/---

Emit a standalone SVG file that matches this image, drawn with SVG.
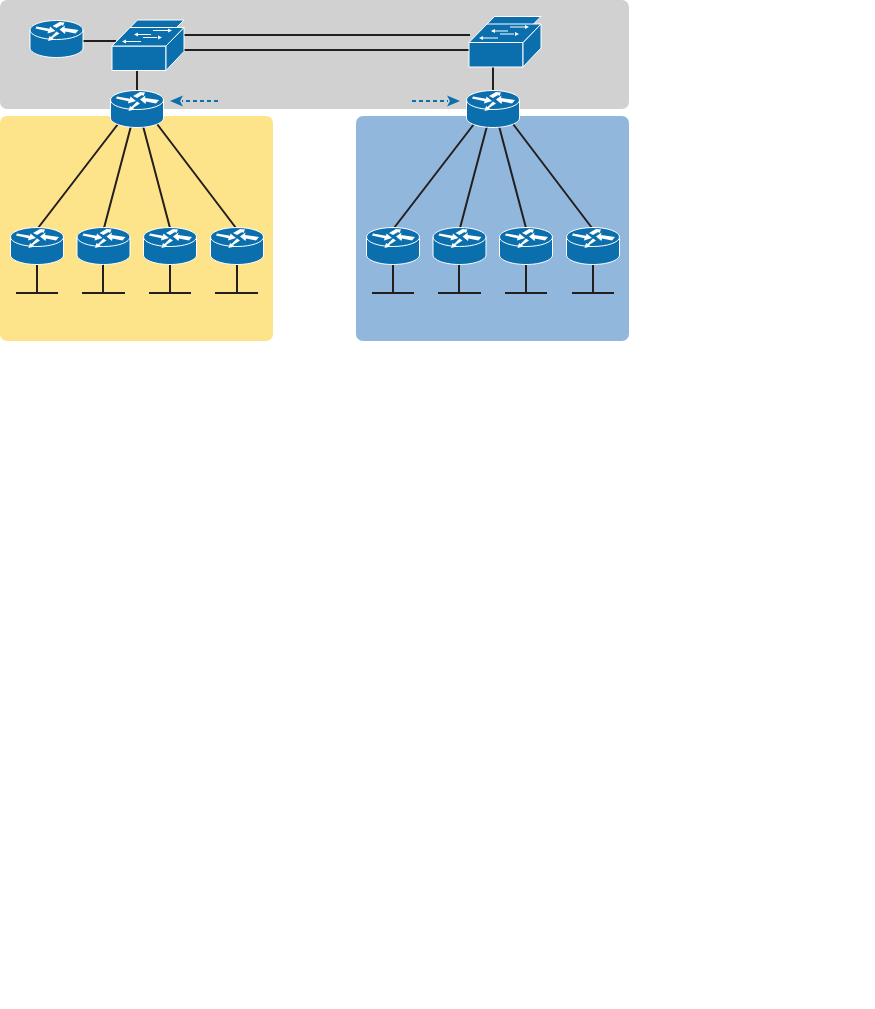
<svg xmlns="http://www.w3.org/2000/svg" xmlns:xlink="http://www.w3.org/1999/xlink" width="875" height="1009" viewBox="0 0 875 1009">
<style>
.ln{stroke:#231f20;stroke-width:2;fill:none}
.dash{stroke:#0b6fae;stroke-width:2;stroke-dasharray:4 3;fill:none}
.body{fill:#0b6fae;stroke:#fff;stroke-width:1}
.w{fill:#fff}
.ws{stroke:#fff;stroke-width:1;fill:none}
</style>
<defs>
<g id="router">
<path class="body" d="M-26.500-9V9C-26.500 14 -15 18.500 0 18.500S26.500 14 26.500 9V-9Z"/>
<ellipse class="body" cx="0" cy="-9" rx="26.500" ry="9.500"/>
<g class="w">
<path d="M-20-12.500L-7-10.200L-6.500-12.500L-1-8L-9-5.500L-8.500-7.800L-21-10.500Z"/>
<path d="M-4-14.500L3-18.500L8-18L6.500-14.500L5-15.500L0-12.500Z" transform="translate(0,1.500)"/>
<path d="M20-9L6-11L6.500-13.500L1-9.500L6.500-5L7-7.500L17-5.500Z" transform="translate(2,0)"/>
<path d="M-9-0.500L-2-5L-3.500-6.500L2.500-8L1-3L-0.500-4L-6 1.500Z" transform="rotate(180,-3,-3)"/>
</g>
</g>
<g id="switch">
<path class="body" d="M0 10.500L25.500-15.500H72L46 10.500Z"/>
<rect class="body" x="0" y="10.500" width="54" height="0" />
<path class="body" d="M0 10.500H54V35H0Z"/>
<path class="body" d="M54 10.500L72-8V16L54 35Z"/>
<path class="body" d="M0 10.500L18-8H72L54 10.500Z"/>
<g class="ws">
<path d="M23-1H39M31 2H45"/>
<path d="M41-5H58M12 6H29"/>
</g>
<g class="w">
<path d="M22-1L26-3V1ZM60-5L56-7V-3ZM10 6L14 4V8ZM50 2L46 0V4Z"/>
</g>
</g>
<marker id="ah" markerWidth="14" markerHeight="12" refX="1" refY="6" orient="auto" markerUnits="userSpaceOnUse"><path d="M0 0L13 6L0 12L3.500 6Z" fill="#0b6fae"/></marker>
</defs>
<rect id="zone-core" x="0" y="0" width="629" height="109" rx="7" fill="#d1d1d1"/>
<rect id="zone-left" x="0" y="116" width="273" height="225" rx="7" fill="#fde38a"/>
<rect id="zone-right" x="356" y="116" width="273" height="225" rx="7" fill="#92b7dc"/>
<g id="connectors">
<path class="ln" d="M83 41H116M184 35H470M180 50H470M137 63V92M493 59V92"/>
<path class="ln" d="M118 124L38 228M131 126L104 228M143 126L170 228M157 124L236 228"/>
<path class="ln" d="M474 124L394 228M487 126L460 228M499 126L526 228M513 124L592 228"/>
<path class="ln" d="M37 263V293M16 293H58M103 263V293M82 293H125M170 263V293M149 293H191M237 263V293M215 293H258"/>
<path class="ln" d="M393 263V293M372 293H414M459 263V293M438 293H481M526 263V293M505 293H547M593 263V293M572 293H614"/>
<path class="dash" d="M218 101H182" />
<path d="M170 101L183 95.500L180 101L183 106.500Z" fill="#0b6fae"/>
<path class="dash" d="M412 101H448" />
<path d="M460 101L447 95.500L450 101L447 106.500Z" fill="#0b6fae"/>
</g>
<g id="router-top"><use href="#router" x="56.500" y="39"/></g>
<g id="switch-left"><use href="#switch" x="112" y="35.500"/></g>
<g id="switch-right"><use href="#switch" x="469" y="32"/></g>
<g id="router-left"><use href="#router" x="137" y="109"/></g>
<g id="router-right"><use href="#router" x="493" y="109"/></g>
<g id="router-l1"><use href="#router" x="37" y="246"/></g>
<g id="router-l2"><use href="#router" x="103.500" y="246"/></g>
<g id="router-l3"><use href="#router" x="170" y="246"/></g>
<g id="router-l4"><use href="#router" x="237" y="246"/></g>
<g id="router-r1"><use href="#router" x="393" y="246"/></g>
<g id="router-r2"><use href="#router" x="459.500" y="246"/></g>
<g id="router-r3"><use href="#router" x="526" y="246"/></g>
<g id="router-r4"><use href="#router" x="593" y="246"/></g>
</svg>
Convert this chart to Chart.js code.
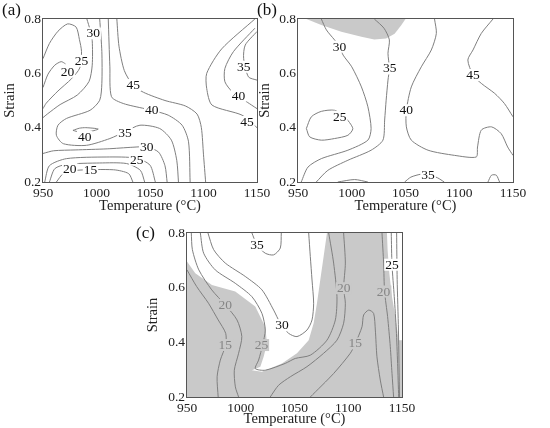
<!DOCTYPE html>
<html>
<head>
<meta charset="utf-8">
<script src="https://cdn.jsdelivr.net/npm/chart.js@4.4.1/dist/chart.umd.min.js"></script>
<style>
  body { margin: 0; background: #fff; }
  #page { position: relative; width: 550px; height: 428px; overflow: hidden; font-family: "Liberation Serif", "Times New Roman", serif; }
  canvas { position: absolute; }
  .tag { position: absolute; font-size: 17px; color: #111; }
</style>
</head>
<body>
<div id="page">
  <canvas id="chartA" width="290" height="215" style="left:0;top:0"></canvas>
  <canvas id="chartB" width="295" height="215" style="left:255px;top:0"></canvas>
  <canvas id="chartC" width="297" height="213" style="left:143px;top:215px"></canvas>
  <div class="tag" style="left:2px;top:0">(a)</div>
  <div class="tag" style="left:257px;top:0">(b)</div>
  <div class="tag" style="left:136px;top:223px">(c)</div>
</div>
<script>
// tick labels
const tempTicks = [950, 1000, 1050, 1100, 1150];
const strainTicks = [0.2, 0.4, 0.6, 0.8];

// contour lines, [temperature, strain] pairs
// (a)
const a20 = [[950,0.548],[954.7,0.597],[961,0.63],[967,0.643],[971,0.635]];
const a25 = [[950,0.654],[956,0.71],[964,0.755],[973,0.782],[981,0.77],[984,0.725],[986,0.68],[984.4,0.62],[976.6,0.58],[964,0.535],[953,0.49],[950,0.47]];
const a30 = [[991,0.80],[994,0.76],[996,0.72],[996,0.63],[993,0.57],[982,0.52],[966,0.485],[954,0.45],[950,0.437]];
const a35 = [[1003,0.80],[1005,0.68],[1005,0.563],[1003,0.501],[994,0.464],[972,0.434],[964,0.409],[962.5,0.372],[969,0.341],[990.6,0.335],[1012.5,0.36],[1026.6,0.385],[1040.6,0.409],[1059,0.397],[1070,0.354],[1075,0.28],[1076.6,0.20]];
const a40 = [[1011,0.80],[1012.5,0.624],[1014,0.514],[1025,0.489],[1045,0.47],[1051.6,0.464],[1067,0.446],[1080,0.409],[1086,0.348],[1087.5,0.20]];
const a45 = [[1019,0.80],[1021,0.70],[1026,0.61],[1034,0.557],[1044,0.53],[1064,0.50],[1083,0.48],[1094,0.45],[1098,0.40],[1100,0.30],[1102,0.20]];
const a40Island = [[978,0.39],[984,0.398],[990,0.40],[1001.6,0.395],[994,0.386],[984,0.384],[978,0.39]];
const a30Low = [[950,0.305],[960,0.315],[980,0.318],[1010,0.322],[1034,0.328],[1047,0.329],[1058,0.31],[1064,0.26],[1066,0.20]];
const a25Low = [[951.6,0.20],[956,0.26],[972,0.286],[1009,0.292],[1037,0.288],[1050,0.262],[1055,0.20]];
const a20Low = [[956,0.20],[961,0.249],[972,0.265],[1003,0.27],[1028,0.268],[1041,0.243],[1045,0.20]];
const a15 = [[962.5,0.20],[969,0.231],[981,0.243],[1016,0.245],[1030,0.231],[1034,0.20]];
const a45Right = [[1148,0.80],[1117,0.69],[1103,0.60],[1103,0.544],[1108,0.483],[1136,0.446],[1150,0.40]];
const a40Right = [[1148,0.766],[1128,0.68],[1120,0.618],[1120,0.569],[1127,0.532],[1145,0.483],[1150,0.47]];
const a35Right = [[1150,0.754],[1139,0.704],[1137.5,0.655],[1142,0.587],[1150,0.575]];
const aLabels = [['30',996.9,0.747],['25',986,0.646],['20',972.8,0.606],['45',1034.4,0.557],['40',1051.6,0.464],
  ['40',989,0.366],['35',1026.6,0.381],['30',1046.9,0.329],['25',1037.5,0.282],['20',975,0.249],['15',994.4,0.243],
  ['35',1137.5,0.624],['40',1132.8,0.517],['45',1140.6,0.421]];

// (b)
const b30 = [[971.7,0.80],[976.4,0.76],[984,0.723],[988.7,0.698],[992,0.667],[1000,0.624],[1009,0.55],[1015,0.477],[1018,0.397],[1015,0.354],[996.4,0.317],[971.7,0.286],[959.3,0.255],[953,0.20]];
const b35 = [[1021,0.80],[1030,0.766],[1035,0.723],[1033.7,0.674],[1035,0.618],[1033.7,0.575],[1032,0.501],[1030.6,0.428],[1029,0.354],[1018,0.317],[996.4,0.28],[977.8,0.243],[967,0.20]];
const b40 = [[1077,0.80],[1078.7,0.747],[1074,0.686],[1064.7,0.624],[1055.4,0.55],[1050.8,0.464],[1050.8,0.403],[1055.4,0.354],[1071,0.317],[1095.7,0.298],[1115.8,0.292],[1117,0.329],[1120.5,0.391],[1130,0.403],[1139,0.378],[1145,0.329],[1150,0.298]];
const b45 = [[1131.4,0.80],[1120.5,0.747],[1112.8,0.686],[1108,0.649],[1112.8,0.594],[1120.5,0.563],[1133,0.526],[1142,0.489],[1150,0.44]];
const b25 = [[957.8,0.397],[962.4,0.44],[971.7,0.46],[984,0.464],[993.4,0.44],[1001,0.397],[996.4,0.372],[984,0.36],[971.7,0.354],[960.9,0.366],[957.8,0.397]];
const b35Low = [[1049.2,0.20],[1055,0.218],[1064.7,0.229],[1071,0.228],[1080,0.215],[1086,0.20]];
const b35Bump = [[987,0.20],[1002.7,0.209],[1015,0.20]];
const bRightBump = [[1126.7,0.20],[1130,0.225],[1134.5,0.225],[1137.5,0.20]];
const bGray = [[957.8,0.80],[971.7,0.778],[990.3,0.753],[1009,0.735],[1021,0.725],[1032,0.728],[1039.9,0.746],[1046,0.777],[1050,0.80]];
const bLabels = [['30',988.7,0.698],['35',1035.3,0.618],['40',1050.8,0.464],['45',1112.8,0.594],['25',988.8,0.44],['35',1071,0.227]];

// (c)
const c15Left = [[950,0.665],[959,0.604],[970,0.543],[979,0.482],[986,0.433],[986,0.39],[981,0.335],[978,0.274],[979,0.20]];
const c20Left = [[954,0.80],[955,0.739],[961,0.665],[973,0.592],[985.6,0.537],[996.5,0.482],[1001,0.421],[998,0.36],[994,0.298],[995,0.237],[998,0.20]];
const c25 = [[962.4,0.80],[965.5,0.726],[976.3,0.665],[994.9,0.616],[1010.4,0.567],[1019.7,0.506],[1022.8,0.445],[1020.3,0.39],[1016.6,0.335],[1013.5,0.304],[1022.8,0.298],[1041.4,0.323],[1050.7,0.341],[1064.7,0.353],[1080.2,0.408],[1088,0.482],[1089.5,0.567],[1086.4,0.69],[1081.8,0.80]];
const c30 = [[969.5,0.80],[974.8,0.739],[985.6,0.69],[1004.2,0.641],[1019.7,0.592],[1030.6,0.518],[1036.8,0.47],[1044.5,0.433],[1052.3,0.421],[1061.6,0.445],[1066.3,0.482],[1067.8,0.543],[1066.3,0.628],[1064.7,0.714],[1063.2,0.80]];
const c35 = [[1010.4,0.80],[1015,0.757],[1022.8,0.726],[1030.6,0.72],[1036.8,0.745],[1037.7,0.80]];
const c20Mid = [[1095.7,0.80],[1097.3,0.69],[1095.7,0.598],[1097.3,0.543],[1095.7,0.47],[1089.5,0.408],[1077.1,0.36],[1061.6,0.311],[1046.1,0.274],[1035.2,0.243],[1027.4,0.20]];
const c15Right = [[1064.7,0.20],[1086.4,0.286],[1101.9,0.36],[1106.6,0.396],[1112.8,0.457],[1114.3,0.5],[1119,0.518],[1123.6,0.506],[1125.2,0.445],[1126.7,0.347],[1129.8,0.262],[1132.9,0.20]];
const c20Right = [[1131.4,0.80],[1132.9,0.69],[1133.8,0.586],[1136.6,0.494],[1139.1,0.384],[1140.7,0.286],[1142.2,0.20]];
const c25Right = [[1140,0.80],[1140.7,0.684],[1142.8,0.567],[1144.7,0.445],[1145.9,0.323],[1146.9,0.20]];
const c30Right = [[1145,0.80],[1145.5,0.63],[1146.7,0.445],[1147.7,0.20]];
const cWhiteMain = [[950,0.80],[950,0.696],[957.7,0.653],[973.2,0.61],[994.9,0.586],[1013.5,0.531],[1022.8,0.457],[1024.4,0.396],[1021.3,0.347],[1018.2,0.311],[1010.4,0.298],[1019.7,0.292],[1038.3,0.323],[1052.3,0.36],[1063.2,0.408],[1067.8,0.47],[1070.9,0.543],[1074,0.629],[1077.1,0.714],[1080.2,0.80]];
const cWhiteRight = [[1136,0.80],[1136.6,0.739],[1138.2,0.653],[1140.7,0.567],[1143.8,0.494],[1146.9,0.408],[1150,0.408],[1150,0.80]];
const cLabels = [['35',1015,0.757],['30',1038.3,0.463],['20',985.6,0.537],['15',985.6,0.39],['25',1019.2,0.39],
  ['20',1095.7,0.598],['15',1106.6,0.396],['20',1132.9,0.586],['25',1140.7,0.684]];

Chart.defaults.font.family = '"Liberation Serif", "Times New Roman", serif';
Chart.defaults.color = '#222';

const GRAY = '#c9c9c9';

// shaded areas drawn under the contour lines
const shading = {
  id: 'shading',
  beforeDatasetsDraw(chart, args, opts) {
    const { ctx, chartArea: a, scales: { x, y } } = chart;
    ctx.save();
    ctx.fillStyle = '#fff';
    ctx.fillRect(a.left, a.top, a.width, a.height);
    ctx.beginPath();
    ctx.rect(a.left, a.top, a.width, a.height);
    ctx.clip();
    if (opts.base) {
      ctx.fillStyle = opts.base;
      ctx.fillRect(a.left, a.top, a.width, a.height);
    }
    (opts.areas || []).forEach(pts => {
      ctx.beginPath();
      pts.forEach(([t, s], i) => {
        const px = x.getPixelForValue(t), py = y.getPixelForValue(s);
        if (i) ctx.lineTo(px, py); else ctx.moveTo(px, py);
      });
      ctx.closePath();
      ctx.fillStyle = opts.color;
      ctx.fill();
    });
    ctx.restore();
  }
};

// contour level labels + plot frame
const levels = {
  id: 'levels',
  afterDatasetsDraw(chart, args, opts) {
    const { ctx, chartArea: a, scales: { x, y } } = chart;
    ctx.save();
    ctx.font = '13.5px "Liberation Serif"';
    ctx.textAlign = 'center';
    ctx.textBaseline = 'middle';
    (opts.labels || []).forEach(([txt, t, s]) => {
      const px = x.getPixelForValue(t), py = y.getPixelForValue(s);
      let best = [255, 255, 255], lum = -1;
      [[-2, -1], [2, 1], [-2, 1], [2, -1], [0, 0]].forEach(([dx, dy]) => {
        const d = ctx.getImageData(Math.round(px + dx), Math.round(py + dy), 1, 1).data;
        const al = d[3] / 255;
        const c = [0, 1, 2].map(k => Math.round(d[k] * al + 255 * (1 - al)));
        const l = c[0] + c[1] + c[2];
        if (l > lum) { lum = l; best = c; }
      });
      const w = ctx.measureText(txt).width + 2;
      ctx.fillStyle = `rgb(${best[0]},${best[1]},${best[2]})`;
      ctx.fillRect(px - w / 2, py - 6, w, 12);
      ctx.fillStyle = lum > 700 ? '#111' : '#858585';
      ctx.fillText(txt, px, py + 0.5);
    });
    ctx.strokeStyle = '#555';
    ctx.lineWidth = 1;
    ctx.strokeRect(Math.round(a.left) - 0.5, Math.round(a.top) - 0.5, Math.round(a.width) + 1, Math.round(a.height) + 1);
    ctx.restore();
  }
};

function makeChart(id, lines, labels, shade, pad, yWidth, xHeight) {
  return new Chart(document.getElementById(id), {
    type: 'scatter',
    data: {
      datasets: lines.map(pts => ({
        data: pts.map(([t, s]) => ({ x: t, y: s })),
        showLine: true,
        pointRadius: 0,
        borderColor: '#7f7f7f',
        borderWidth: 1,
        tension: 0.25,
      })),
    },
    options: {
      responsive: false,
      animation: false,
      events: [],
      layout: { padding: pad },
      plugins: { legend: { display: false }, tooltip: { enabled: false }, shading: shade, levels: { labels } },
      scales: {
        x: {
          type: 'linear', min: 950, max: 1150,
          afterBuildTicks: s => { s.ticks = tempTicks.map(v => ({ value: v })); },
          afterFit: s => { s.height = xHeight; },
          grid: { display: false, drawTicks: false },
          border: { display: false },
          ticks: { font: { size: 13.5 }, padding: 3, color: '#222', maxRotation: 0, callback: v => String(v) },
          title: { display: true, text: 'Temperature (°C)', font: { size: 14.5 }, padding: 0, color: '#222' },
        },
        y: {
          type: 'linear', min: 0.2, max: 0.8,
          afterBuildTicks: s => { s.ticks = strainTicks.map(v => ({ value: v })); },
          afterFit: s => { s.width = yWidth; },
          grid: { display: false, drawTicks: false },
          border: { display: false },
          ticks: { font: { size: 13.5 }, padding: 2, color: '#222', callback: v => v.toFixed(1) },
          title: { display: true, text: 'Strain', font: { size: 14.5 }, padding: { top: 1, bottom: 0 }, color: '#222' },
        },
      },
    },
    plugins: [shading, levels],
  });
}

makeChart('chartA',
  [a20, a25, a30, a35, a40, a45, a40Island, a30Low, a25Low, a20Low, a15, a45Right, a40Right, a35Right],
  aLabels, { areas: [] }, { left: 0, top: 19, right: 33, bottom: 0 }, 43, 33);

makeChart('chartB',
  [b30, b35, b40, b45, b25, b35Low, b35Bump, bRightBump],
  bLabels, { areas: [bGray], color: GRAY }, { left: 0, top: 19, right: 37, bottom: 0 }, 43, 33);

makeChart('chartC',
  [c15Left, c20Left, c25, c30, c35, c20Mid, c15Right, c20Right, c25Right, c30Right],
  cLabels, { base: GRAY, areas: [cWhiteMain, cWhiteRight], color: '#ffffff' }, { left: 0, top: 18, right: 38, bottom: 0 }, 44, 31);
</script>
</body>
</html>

\---

[TASK]
Among the entries above, take the lines from the one with "Convert this chart to Chart.js code." through the one with "const strainTicks = [0.2, 0.4, 0.6, 0.8];" and retype them exactly, leaving out the pictures.

[SOLUTION]
Convert this chart to Chart.js code.
<!DOCTYPE html>
<html>
<head>
<meta charset="utf-8">
<script src="https://cdn.jsdelivr.net/npm/chart.js@4.4.1/dist/chart.umd.min.js"></script>
<style>
  body { margin: 0; background: #fff; }
  #page { position: relative; width: 550px; height: 428px; overflow: hidden; font-family: "Liberation Serif", "Times New Roman", serif; }
  canvas { position: absolute; }
  .tag { position: absolute; font-size: 17px; color: #111; }
</style>
</head>
<body>
<div id="page">
  <canvas id="chartA" width="290" height="215" style="left:0;top:0"></canvas>
  <canvas id="chartB" width="295" height="215" style="left:255px;top:0"></canvas>
  <canvas id="chartC" width="297" height="213" style="left:143px;top:215px"></canvas>
  <div class="tag" style="left:2px;top:0">(a)</div>
  <div class="tag" style="left:257px;top:0">(b)</div>
  <div class="tag" style="left:136px;top:223px">(c)</div>
</div>
<script>
// tick labels
const tempTicks = [950, 1000, 1050, 1100, 1150];
const strainTicks = [0.2, 0.4, 0.6, 0.8];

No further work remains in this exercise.